If this is done naively, just using luigi.LocalTarget
,
then while each file will be written atomically
(i.e. it will only exist in the output if it was successfully written),
it is possible to have one output written, but not others.
This can lead to workflow failures and confusion.
This generalizes the idea in the built-in context manager in luigi.Target
to support writing multiple temporary output files.
Only if these are all written successfully
are they renamed to their target filenames, e.g.:
import luigi
from luigi_gadd import multi_target_manager
class MyTask(luigi.Task):
def output(self):
return {
"a": luigi.LocalTarget("a.txt"),
"b": luigi.LocalTarget("b.txt"),
}
def run(self):
with multi_target_manager(self.output()) as tmp_files:
run_some_external_command(output_path=tmp_files["a"])
run_some_other_command(output_path=tmp_files["b"])
This will ensure that either both files were written to successfully,
in which case a.txt
and b.txt
will both exist,
or that neither do.
AutoRerunTask
By default, Luigi tasks are only run if any of their outputs are missing.

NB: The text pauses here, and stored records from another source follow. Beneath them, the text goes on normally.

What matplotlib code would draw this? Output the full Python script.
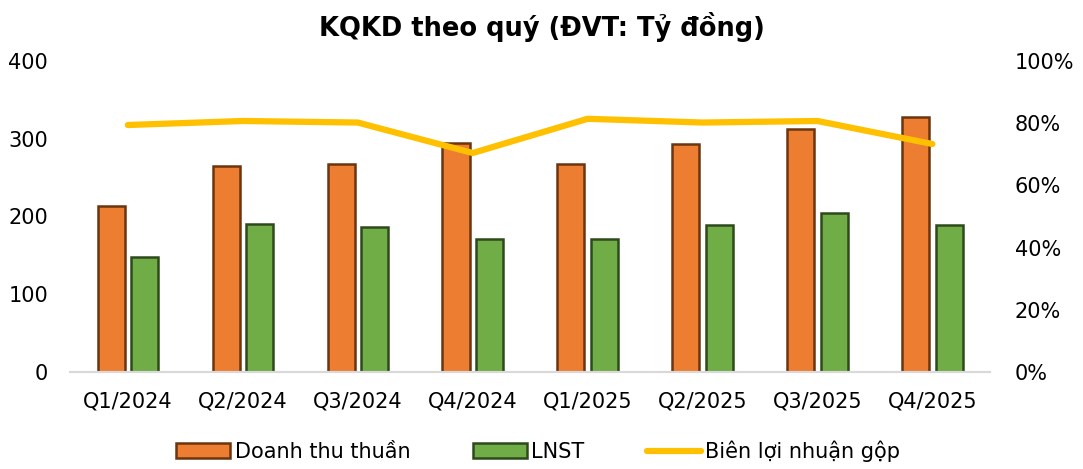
import matplotlib
matplotlib.use("Agg")
from matplotlib import pyplot as plt
from matplotlib.ticker import FuncFormatter
import numpy as np

quarters = ["Q1/2024", "Q2/2024", "Q3/2024", "Q4/2024",
            "Q1/2025", "Q2/2025", "Q3/2025", "Q4/2025"]
doanh_thu = [213, 265, 267, 294, 267, 293, 312, 328]
lnst = [148, 190, 186, 171, 171, 189, 204, 189]
bien_ln = [79.4, 80.7, 80.2, 70.4, 81.4, 80.2, 80.7, 73.3]

plt.rcParams['font.family'] = ['DejaVu Sans']

fig = plt.figure(figsize=(10.83, 4.69), dpi=100)
ax = fig.add_axes([0.065, 0.207, 0.849, 0.663])
ax2 = ax.twinx()

x = np.arange(len(quarters))
w = 0.235
b1 = ax.bar(x - 0.145, doanh_thu, w, color="#ED7D31", edgecolor="#6B3510",
            linewidth=1.8, label="Doanh thu thuần", zorder=2)
b2 = ax.bar(x + 0.145, lnst, w, color="#70AD47", edgecolor="#2E4A1C",
            linewidth=1.8, label="LNST", zorder=2)
l1, = ax2.plot(x, bien_ln, color="#FFC000", linewidth=4.5,
               solid_capstyle="round", label="Biên lợi nhuận gộp", zorder=3)

ax.set_xlim(-0.5, len(quarters) - 0.5)
ax.set_ylim(0, 400)
ax.set_yticks([0, 100, 200, 300, 400])
ax2.set_ylim(0, 100)
ax2.set_yticks([0, 20, 40, 60, 80, 100])
ax2.yaxis.set_major_formatter(FuncFormatter(lambda v, p: "%d%%" % v))
ax.set_xticks(x)
ax.set_xticklabels(quarters)

for a in (ax, ax2):
    for s in ("top", "left", "right"):
        a.spines[s].set_visible(False)
    a.spines["bottom"].set_color("#D9D9D9")
    a.spines["bottom"].set_linewidth(1.5)
    a.tick_params(length=0, labelsize=15, colors="#000000")
ax.tick_params(axis="x", pad=14)
ax.tick_params(axis="y", pad=16)
ax2.tick_params(axis="y", pad=18)

# make the line sit above bars
ax.set_zorder(1)
ax2.set_zorder(2)
ax.patch.set_visible(False)

fig.suptitle("KQKD theo quý (ĐVT: Tỷ đồng)", fontsize=18.5, fontweight="bold",
             y=0.975)
fig.legend([b1, b2, l1], [b.get_label() for b in (b1, b2, l1)],
           loc="lower center", bbox_to_anchor=(0.497, -0.025), ncol=3,
           frameon=False, fontsize=15, handlelength=2.6, handletextpad=0.2,
           columnspacing=3.0)

plt.savefig("out.png", dpi=100)
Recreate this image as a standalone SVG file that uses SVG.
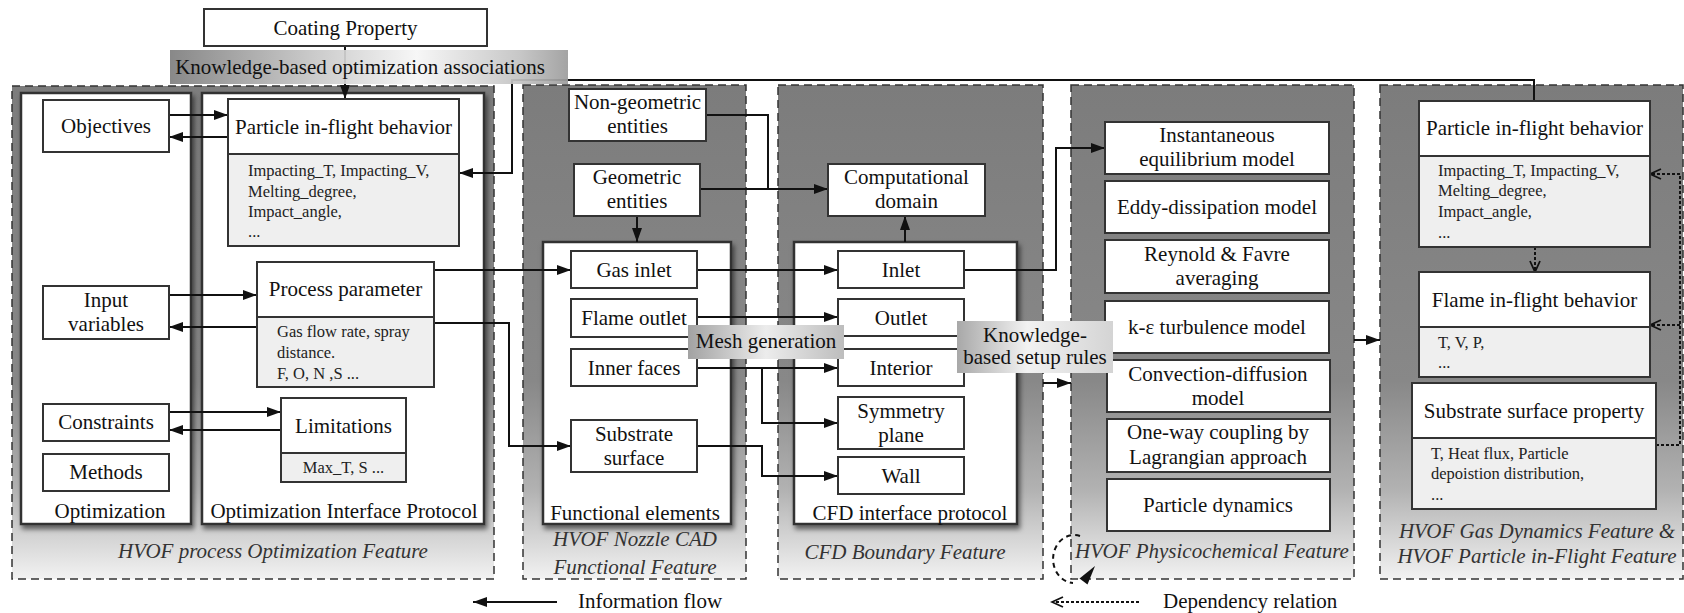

Imagine a pipeline that takes an input file, and then runs tasks which transform that data, which has been run to completion once. If the input file was changed, and this pipeline was run again, the output from the pipeline would not be recalculated, as the output of the final task would already exist.
AutoRerunTask
is a subtype of luigi.Task
,
which adds functionality to generate hashes of
the input data and parameters,
so that if these are changed,
the tasks are considered incomplete,
and will be rerun.
This is done by calculating a hash which represents the output of the task,
which is written to disk.
On subsequent runs of the pipeline,
this hash value is compared with the current value.
The hash of a task depends on
the hashes of its inputs,
and of all its parameters, e.g.:
import luigi
from luigi_gadd import AutoRerunTask
class SequentialNumbersTask(AutoRerunTask):
min_number = luigi.IntParameter()
max_number = luigi.IntParameter()
def output(self):
return luigi.LocalTarget("seq.txt")
def run(self):
with self.output().open("w") as f:
for i in range(self.min_number, self.max_number):
f.write(f"{i}\n")
When this task is run, the file seq.txt
is created.
If the values of min_number
or max_number
are changed,
then the value of the hash for this task would change,
so that the task would be rerun.
An AutoRerunTask
is only considered complete if:
- All of its outputs exist
- Its hash exists on disk
- The hash on disk matches the current hash value
- All of the task's requirements (i.e. ancestors) are complete
Currently, the value of a task's hash depends on:
- The hashes of all its requirements
- All the parameters for the task
This means that AutoRerunTask
and regular luigi.Task
cannot currently be mixed,
as the AutoRerunTask
needs to be able to check the hash of earlier tasks
in the pipeline.
These hashes are stored in a directory specified by
the hash_dir
parameter on AutoRerunTask
.
This must be set for all instances of the task,
so there is a persistent location to find these files between runs.